Online funds sprang up because of a simple arbitrage. Regulators cap bank deposit rates – the most consumers can get is 3.3 percent, for savings locked up for one year. But interbank rates, determined by supply and demand, are higher. Funds like Zeng Libao, an affiliate of e-commerce giant Alibaba, buy low-risk interbank assets and bonds and pass on the higher returns to retail customers. Money market products had 1.9 trillion yuan ($310 billion) under management in June, according to China’s securities regulator. Offerings from Alibaba and rivals Tencent, Netease, Baidu, Sina and Suning made up 38 percent of that.

The rates that funds can muster are falling as competition becomes fiercer. The one-week repo rate, a benchmark for China’s interbank market, has more than halved from a high of nearly ten percent in December. Funds have responded by buying longer-dated assets, which tend to have higher yields. A third of Zeng Libao’s total investments, as a share of net assets, had maturities between 90 and 180 days at the end of June. The figure was just 3 percent in March.

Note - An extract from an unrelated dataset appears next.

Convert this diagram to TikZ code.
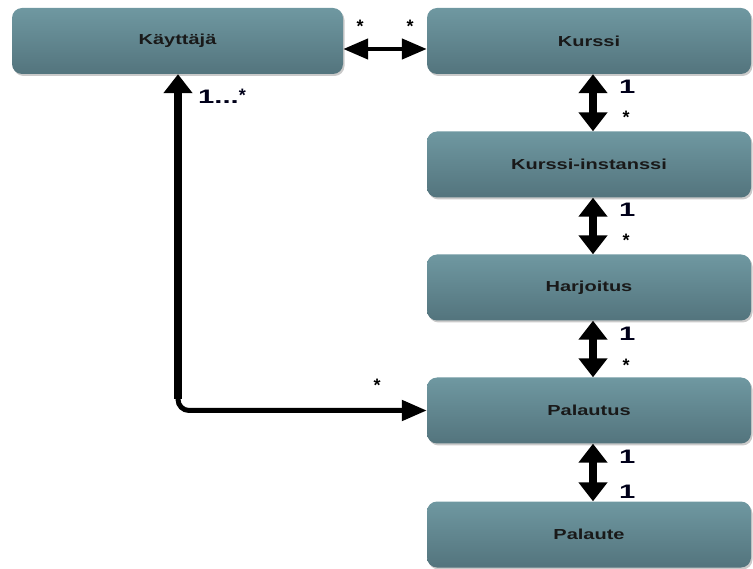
\documentclass[tikz,border=0pt]{standalone}
\usepackage{fontspec}
\setmainfont{Liberation Sans}
\newfontfamily\boxfont{Liberation Sans}[FakeStretch=1.38]
\newfontfamily\multfont{Liberation Sans}[FakeStretch=1.5]
\usetikzlibrary{arrows.meta,shadows}
\definecolor{boxtop}{HTML}{6F98A1}
\definecolor{boxbot}{HTML}{53747D}
\tikzset{
  entity/.style={rounded corners=10pt, top color=boxtop, bottom color=boxbot,
    draw=none, minimum width=324pt, minimum height=66pt, inner sep=0pt,
    font=\boxfont\bfseries\fontsize{14.5}{16}\selectfont, text=black!90,
    drop shadow={shadow xshift=1.5pt, shadow yshift=-2pt, opacity=0.35, fill=black!60}},
  entityL/.style={entity, minimum width=331pt},
  vtip/.tip={Triangle[width=28pt,length=19pt]},
  htip/.tip={Triangle[width=20pt,length=25pt]},
  vassoc/.style={line width=7.5pt, vtip-vtip},
  hassoc/.style={line width=4.5pt, htip-htip},
  mult/.style={font=\multfont\bfseries\fontsize{19.5}{20}\selectfont, text=black!90!blue,
    inner sep=0pt, anchor=base west},
  star/.style={font=\bfseries\fontsize{18}{18}\selectfont, inner sep=0pt, anchor=north}
}
\newcommand{\smallstar}{{\normalfont\bfseries\fontsize{18}{18}\selectfont *}}
\begin{document}
\begin{tikzpicture}[x=1pt,y=-1pt]
  \useasboundingbox (0,0) rectangle (753,569);
  % entities
  \node[entityL] (kay)  at (177.5,41)  {Käyttäjä};
  \node[entity]  (kur)  at (589,41)    {Kurssi};
  \node[entity]  (inst) at (589,164.5) {Kurssi-instanssi};
  \node[entity]  (har)  at (589,287.5) {Harjoitus};
  \node[entity]  (pal)  at (589,410.5) {Palautus};
  \node[entity]  (pae)  at (589,534.5) {Palaute};
  % associations
  \draw[hassoc] ([yshift=-8pt]kay.east) -- ([yshift=-8pt]kur.west);
  \draw[vassoc] ([xshift=4pt]kur.south)  -- ([xshift=4pt]inst.north);
  \draw[vassoc] ([xshift=4pt]inst.south) -- ([xshift=4pt]har.north);
  \draw[vassoc] ([xshift=4pt]har.south)  -- ([xshift=4pt]pal.north);
  \draw[vassoc] ([xshift=4pt]pal.south)  -- ([xshift=4pt]pae.north);
  % Käyttäjä -- Palautus, routed round the left side
  \coordinate (elbow) at (178,410.5);
  \coordinate (vtop) at (kay.south -| elbow);
  \draw[line width=5pt, rounded corners=11pt, vtip-htip] (vtop) -- (elbow) -- (pal.west);
  \draw[line width=7.5pt] ([yshift=-18pt]vtop) -- (178,399.5);
  % multiplicities
  \node[star] (m1) at (360,20) {*};
  \node[star] (m2) at (410,20) {*};
  \node[mult] (m3) at (198,104) {1...\raisebox{2pt}{\smallstar}};
  \node[star] (m4) at (377,379) {*};
  \node[mult] (k1) at (619,94)  {1};
  \node[star] (k2) at (626,110.5) {*};
  \node[mult] (i1) at (619,217) {1};
  \node[star] (i2) at (626,233.5) {*};
  \node[mult] (h1) at (619,341) {1};
  \node[star] (h2) at (626,358.5) {*};
  \node[mult] (p1) at (619,464) {1};
  \node[mult] (p2) at (619,498) {1};
\end{tikzpicture}
\end{document}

Latecomers like the funds marketed by search engine Baidu and gaming group Tencent are reaching even further along the yield curve. Three of Zeng Libao’s four main online competitors have more than 20 percent of their net assets in paper dated over six months.

The problem is that money market funds let customers withdraw cash almost instantly. If customers ever demand their money back en masse, the funds would have to dump assets, which would depress prices, or restrict redemptions. Longer asset maturities increase that vulnerability. Fear could quickly spread to the rest of China’s financial system.

It’s not too late to head off that risk. One way is to regulate funds like banks, and make sure they have liquidity on hand to meet redemptions. Better yet, remove the arbitrage by liberalising bank deposit rates. If savers could get a decent return within the official banking system, they would be less tempted to fuel risk-taking outside it.